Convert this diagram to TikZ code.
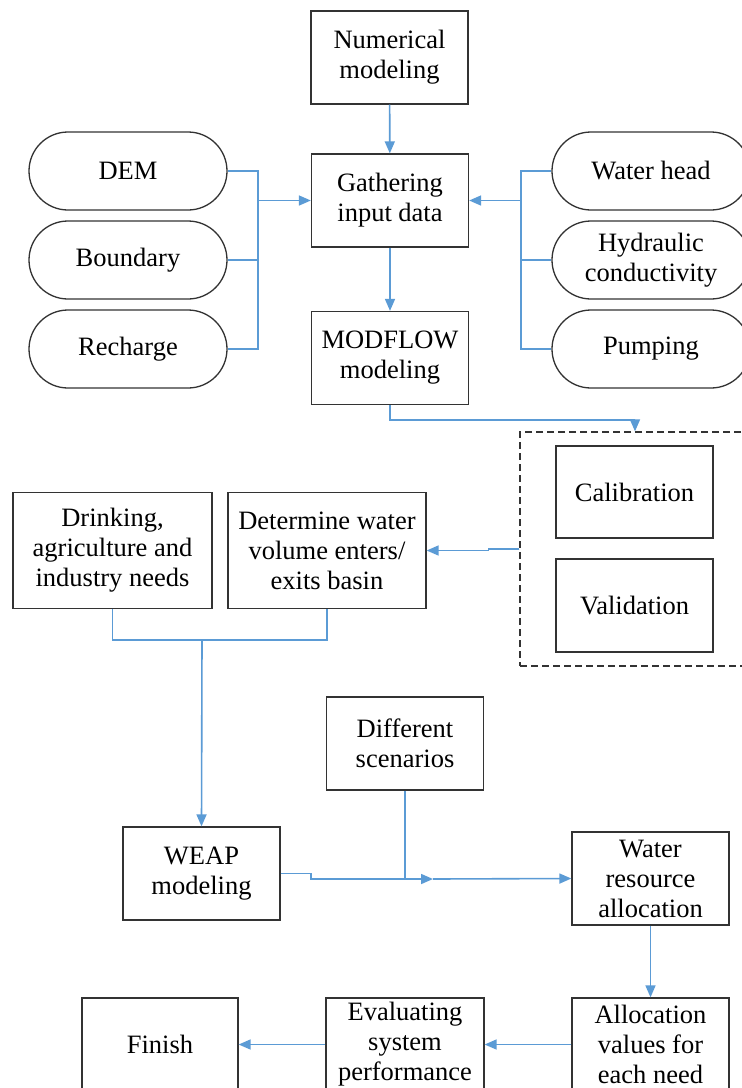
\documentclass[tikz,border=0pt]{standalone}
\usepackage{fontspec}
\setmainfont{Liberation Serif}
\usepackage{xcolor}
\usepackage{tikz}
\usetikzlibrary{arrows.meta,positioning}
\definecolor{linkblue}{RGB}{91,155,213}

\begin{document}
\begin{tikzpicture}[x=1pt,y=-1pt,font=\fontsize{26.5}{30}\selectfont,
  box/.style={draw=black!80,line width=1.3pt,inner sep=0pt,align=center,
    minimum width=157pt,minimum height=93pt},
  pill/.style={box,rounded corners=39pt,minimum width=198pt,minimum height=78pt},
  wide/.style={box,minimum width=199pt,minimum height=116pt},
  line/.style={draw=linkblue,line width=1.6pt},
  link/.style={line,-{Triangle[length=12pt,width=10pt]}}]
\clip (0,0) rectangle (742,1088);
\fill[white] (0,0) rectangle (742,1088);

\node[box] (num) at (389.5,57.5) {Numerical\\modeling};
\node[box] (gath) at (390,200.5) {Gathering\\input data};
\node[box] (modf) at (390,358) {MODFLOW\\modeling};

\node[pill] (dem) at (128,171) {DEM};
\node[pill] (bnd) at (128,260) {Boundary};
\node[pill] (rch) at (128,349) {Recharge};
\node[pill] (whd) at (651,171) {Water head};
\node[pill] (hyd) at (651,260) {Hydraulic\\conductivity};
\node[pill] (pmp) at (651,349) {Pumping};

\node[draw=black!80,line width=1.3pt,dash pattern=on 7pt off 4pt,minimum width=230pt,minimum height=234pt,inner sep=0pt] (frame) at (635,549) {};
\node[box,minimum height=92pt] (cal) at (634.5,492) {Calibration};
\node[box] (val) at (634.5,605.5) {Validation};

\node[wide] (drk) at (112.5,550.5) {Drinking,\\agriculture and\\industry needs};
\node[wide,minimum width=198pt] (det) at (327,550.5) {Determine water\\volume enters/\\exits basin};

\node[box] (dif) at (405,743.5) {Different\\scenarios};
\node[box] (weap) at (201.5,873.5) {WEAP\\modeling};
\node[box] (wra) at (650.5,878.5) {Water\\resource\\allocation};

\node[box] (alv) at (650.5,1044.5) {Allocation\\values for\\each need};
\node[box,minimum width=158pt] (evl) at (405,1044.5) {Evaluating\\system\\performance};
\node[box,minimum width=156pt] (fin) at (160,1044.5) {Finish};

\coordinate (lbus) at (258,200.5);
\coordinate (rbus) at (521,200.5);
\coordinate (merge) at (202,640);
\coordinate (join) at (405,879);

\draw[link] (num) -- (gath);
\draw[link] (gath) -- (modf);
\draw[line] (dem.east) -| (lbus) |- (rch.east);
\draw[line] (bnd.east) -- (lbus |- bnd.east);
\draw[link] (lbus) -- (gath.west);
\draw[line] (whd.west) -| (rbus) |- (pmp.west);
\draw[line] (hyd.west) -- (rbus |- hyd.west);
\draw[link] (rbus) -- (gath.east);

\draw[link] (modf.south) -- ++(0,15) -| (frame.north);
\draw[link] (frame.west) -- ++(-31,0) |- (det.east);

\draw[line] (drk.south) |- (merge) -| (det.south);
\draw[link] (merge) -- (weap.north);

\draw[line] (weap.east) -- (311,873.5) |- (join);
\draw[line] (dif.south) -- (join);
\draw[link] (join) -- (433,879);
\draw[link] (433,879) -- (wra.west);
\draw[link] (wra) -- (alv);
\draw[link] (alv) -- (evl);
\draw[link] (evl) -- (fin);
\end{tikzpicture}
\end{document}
-- -- --
INSTRUCTIONS TO FOLLOW – From the first line of the listing above, repeat every line through the one holding "(modf) at (390,358)". Both ends count, and pictures stay out.

OUTPUT –
Convert this diagram to TikZ code.
\documentclass[tikz,border=0pt]{standalone}
\usepackage{fontspec}
\setmainfont{Liberation Serif}
\usepackage{xcolor}
\usepackage{tikz}
\usetikzlibrary{arrows.meta,positioning}
\definecolor{linkblue}{RGB}{91,155,213}

\begin{document}
\begin{tikzpicture}[x=1pt,y=-1pt,font=\fontsize{26.5}{30}\selectfont,
  box/.style={draw=black!80,line width=1.3pt,inner sep=0pt,align=center,
    minimum width=157pt,minimum height=93pt},
  pill/.style={box,rounded corners=39pt,minimum width=198pt,minimum height=78pt},
  wide/.style={box,minimum width=199pt,minimum height=116pt},
  line/.style={draw=linkblue,line width=1.6pt},
  link/.style={line,-{Triangle[length=12pt,width=10pt]}}]
\clip (0,0) rectangle (742,1088);
\fill[white] (0,0) rectangle (742,1088);

\node[box] (num) at (389.5,57.5) {Numerical\\modeling};
\node[box] (gath) at (390,200.5) {Gathering\\input data};
\node[box] (modf) at (390,358) {MODFLOW\\modeling};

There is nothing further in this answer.